◆ **Exercise**: All of the data should be output character for character, except the pictures.

◆ **Supplied material**:
· · · ·

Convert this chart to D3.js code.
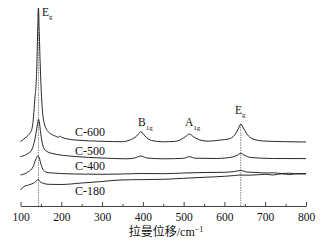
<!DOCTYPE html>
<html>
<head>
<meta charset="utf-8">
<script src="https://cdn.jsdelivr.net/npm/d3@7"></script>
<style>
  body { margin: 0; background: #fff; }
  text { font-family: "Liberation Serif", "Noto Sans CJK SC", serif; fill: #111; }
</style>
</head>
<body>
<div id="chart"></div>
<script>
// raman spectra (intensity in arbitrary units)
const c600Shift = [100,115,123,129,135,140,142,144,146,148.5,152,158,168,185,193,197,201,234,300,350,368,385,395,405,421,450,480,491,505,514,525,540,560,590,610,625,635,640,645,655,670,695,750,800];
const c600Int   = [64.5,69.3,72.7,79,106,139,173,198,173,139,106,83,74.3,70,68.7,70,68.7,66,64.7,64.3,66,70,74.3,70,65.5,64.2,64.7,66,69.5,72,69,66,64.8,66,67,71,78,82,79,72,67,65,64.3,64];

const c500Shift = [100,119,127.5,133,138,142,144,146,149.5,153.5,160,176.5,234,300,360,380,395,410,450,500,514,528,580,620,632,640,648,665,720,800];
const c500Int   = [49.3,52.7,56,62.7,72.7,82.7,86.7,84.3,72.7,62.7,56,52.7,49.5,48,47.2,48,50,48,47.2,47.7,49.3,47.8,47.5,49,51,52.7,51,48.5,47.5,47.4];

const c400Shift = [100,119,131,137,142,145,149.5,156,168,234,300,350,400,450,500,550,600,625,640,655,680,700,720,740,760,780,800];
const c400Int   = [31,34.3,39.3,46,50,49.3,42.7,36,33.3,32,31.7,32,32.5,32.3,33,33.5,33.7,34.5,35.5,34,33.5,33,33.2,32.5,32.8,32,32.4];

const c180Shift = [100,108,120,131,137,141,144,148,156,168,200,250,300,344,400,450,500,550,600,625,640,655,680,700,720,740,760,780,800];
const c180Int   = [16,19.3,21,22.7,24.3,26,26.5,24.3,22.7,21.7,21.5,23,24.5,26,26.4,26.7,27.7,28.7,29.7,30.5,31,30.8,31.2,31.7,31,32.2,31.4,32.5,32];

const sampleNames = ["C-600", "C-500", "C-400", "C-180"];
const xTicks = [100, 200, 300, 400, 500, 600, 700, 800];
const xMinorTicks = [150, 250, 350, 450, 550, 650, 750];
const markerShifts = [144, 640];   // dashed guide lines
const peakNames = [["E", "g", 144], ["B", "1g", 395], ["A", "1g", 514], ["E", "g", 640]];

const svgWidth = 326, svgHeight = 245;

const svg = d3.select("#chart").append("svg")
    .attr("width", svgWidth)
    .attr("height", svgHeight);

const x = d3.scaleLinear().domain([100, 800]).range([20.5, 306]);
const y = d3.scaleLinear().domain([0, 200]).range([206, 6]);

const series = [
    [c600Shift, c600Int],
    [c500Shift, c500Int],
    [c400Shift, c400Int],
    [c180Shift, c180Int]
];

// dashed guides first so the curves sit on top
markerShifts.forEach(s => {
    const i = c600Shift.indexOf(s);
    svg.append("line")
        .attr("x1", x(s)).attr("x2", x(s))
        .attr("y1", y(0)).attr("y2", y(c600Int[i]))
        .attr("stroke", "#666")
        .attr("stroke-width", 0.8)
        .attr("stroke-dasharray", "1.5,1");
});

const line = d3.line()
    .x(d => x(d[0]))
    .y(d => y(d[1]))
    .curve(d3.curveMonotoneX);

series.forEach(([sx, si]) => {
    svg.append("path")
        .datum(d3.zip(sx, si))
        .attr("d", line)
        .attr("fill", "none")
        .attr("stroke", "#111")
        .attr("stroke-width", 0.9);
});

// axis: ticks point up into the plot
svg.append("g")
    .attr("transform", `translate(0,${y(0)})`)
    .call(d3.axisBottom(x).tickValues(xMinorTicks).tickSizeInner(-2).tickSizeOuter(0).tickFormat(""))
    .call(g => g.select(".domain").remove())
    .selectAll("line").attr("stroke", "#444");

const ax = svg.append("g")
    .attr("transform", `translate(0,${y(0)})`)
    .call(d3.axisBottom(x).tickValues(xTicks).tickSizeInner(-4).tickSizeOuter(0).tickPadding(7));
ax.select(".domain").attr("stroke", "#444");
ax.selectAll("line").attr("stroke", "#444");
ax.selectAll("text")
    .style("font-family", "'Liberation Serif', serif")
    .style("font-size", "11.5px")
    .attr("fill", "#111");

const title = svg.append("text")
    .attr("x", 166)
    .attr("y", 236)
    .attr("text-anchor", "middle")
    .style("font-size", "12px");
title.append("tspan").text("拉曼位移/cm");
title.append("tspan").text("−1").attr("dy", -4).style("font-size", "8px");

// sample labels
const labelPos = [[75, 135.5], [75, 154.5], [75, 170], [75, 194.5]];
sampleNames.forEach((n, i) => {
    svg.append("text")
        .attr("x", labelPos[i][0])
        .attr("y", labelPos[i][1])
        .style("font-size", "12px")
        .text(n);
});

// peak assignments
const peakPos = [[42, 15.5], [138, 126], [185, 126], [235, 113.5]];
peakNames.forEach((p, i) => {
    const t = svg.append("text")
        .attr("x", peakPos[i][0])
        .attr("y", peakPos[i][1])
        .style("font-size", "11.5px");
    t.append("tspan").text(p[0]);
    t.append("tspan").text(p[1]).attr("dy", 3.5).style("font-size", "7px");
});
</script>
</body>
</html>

· · · ·

◆ **Complete output**:
Convert this chart to D3.js code.
<!DOCTYPE html>
<html>
<head>
<meta charset="utf-8">
<script src="https://cdn.jsdelivr.net/npm/d3@7"></script>
<style>
  body { margin: 0; background: #fff; }
  text { font-family: "Liberation Serif", "Noto Sans CJK SC", serif; fill: #111; }
</style>
</head>
<body>
<div id="chart"></div>
<script>
// raman spectra (intensity in arbitrary units)
const c600Shift = [100,115,123,129,135,140,142,144,146,148.5,152,158,168,185,193,197,201,234,300,350,368,385,395,405,421,450,480,491,505,514,525,540,560,590,610,625,635,640,645,655,670,695,750,800];
const c600Int   = [64.5,69.3,72.7,79,106,139,173,198,173,139,106,83,74.3,70,68.7,70,68.7,66,64.7,64.3,66,70,74.3,70,65.5,64.2,64.7,66,69.5,72,69,66,64.8,66,67,71,78,82,79,72,67,65,64.3,64];

const c500Shift = [100,119,127.5,133,138,142,144,146,149.5,153.5,160,176.5,234,300,360,380,395,410,450,500,514,528,580,620,632,640,648,665,720,800];
const c500Int   = [49.3,52.7,56,62.7,72.7,82.7,86.7,84.3,72.7,62.7,56,52.7,49.5,48,47.2,48,50,48,47.2,47.7,49.3,47.8,47.5,49,51,52.7,51,48.5,47.5,47.4];

const c400Shift = [100,119,131,137,142,145,149.5,156,168,234,300,350,400,450,500,550,600,625,640,655,680,700,720,740,760,780,800];
const c400Int   = [31,34.3,39.3,46,50,49.3,42.7,36,33.3,32,31.7,32,32.5,32.3,33,33.5,33.7,34.5,35.5,34,33.5,33,33.2,32.5,32.8,32,32.4];

const c180Shift = [100,108,120,131,137,141,144,148,156,168,200,250,300,344,400,450,500,550,600,625,640,655,680,700,720,740,760,780,800];
const c180Int   = [16,19.3,21,22.7,24.3,26,26.5,24.3,22.7,21.7,21.5,23,24.5,26,26.4,26.7,27.7,28.7,29.7,30.5,31,30.8,31.2,31.7,31,32.2,31.4,32.5,32];

const sampleNames = ["C-600", "C-500", "C-400", "C-180"];
const xTicks = [100, 200, 300, 400, 500, 600, 700, 800];
const xMinorTicks = [150, 250, 350, 450, 550, 650, 750];
const markerShifts = [144, 640];   // dashed guide lines
const peakNames = [["E", "g", 144], ["B", "1g", 395], ["A", "1g", 514], ["E", "g", 640]];

const svgWidth = 326, svgHeight = 245;

const svg = d3.select("#chart").append("svg")
    .attr("width", svgWidth)
    .attr("height", svgHeight);

const x = d3.scaleLinear().domain([100, 800]).range([20.5, 306]);
const y = d3.scaleLinear().domain([0, 200]).range([206, 6]);

const series = [
    [c600Shift, c600Int],
    [c500Shift, c500Int],
    [c400Shift, c400Int],
    [c180Shift, c180Int]
];

// dashed guides first so the curves sit on top
markerShifts.forEach(s => {
    const i = c600Shift.indexOf(s);
    svg.append("line")
        .attr("x1", x(s)).attr("x2", x(s))
        .attr("y1", y(0)).attr("y2", y(c600Int[i]))
        .attr("stroke", "#666")
        .attr("stroke-width", 0.8)
        .attr("stroke-dasharray", "1.5,1");
});

const line = d3.line()
    .x(d => x(d[0]))
    .y(d => y(d[1]))
    .curve(d3.curveMonotoneX);

series.forEach(([sx, si]) => {
    svg.append("path")
        .datum(d3.zip(sx, si))
        .attr("d", line)
        .attr("fill", "none")
        .attr("stroke", "#111")
        .attr("stroke-width", 0.9);
});

// axis: ticks point up into the plot
svg.append("g")
    .attr("transform", `translate(0,${y(0)})`)
    .call(d3.axisBottom(x).tickValues(xMinorTicks).tickSizeInner(-2).tickSizeOuter(0).tickFormat(""))
    .call(g => g.select(".domain").remove())
    .selectAll("line").attr("stroke", "#444");

const ax = svg.append("g")
    .attr("transform", `translate(0,${y(0)})`)
    .call(d3.axisBottom(x).tickValues(xTicks).tickSizeInner(-4).tickSizeOuter(0).tickPadding(7));
ax.select(".domain").attr("stroke", "#444");
ax.selectAll("line").attr("stroke", "#444");
ax.selectAll("text")
    .style("font-family", "'Liberation Serif', serif")
    .style("font-size", "11.5px")
    .attr("fill", "#111");

const title = svg.append("text")
    .attr("x", 166)
    .attr("y", 236)
    .attr("text-anchor", "middle")
    .style("font-size", "12px");
title.append("tspan").text("拉曼位移/cm");
title.append("tspan").text("−1").attr("dy", -4).style("font-size", "8px");

// sample labels
const labelPos = [[75, 135.5], [75, 154.5], [75, 170], [75, 194.5]];
sampleNames.forEach((n, i) => {
    svg.append("text")
        .attr("x", labelPos[i][0])
        .attr("y", labelPos[i][1])
        .style("font-size", "12px")
        .text(n);
});

// peak assignments
const peakPos = [[42, 15.5], [138, 126], [185, 126], [235, 113.5]];
peakNames.forEach((p, i) => {
    const t = svg.append("text")
        .attr("x", peakPos[i][0])
        .attr("y", peakPos[i][1])
        .style("font-size", "11.5px");
    t.append("tspan").text(p[0]);
    t.append("tspan").text(p[1]).attr("dy", 3.5).style("font-size", "7px");
});
</script>
</body>
</html>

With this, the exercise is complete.